## Task statement
Read the lines that follow and tally those with the word "chart"; give the number and nothing else.

## Data segment

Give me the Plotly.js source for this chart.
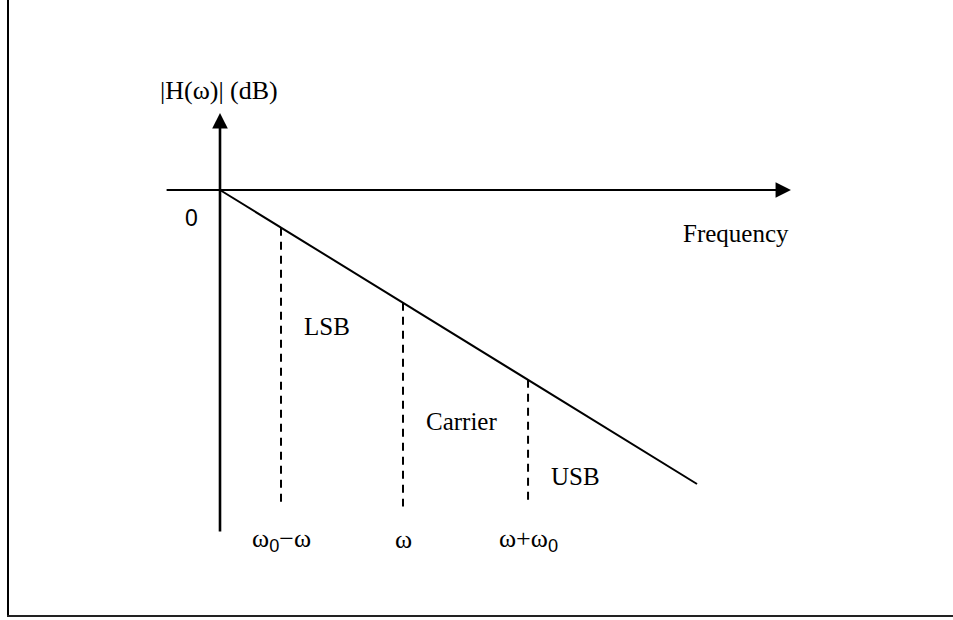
<!DOCTYPE html>
<html>
<head>
<meta charset="utf-8">
<script src="https://cdn.plot.ly/plotly-3.0.1.min.js"></script>
<style>html,body{margin:0;padding:0;background:#fff;}#chart{width:953px;height:620px;}</style>
</head>
<body>
<div id="chart"></div>
<script>
// Schematic: filter magnitude response (dB) falling with frequency
const responseFreq = [0, 7.82];          // arbitrary frequency units
const responseGain = [0, -30];           // dB
const markerNames  = ["LSB", "Carrier", "USB"];
const sub0 = "<sub><span style=\"font-family:Liberation Sans\">0</span></sub>";
const markerTicks  = ["ω" + sub0 + "−ω", "ω", "ω+ω" + sub0];
const markerFreq   = [1, 3, 5.05];
const markerGain   = [-3.84, -11.51, -19.37];   // on the response line
const markerFloor  = [-32.0, -32.3, -31.6];     // bottom of dashed drop lines
const labelGain    = [-13.9, -23.6, -29.2];     // vertical spot of band names
const axisFreq     = [-0.9, 9.36];              // horizontal axis extent
const axisGain     = [-35.0, 7.86];             // vertical axis extent

const serif = "'Liberation Serif', 'Times New Roman', serif";
const sans  = "'Liberation Sans', Arial, sans-serif";

const traces = [{
  x: responseFreq, y: responseGain, mode: "lines", type: "scatter",
  line: {color: "#000", width: 2}, hoverinfo: "skip", showlegend: false
}];
markerFreq.forEach((f, i) => {
  traces.push({
    x: [f, f], y: [markerGain[i], markerFloor[i]], mode: "lines", type: "scatter",
    line: {color: "#000", width: 2, dash: "8px,6px"}, hoverinfo: "skip", showlegend: false
  });
});

const annotations = [
  // vertical axis with arrow
  {x: 0, y: axisGain[1], ax: 0, ay: axisGain[0], xref: "x", yref: "y", axref: "x", ayref: "y",
   text: "", showarrow: true, arrowhead: 2, arrowsize: 1.2, arrowwidth: 2.6, arrowcolor: "#000", standoff: 0},
  // horizontal axis with arrow
  {x: axisFreq[1], y: 0, ax: axisFreq[0], ay: 0, xref: "x", yref: "y", axref: "x", ayref: "y",
   text: "", showarrow: true, arrowhead: 2, arrowsize: 1.4, arrowwidth: 2.2, arrowcolor: "#000", standoff: 0},
  {x: -0.02, y: 10.2, xref: "x", yref: "y", text: "|H(ω)| (dB)", showarrow: false,
   xanchor: "center", yanchor: "middle", font: {family: serif, size: 26, color: "#000"}},
  {x: -0.46, y: -2.9, xref: "x", yref: "y", text: "0", showarrow: false,
   xanchor: "center", yanchor: "middle", font: {family: sans, size: 23, color: "#000"}},
  {x: axisFreq[1], y: -4.4, xref: "x", yref: "y", text: "Frequency", showarrow: false,
   xanchor: "right", yanchor: "middle", font: {family: serif, size: 25, color: "#000"}}
];
markerFreq.forEach((f, i) => {
  annotations.push({x: f + 0.34, y: labelGain[i], xref: "x", yref: "y", text: markerNames[i],
    showarrow: false, xanchor: "left", yanchor: "middle", font: {family: serif, size: 25, color: "#000"}});
  annotations.push({x: f, y: -35.7, xref: "x", yref: "y", text: markerTicks[i],
    showarrow: false, xanchor: "center", yanchor: "middle", font: {family: serif, size: 26, color: "#000"}});
});

const layout = {
  width: 953, height: 620,
  margin: {l: 0, r: 0, t: 0, b: 0, pad: 0},
  paper_bgcolor: "#fff", plot_bgcolor: "#fff",
  xaxis: {range: [-220/61, 733/61], visible: false, showgrid: false, zeroline: false, fixedrange: true},
  yaxis: {range: [-430/9.8, 190/9.8], visible: false, showgrid: false, zeroline: false, fixedrange: true},
  showlegend: false,
  annotations: annotations,
  shapes: [
    {type: "line", xref: "paper", yref: "paper", x0: 8/953, x1: 8/953, y0: 1.01, y1: 4/620,
     line: {color: "#000", width: 2}},
    {type: "line", xref: "paper", yref: "paper", x0: 7/953, x1: 1.01, y0: 4/620, y1: 4/620,
     line: {color: "#222", width: 2}}
  ]
};

Plotly.newPlot("chart", traces, layout, {displayModeBar: false, staticPlot: true});
</script>
</body>
</html>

## Answer to this exercise
4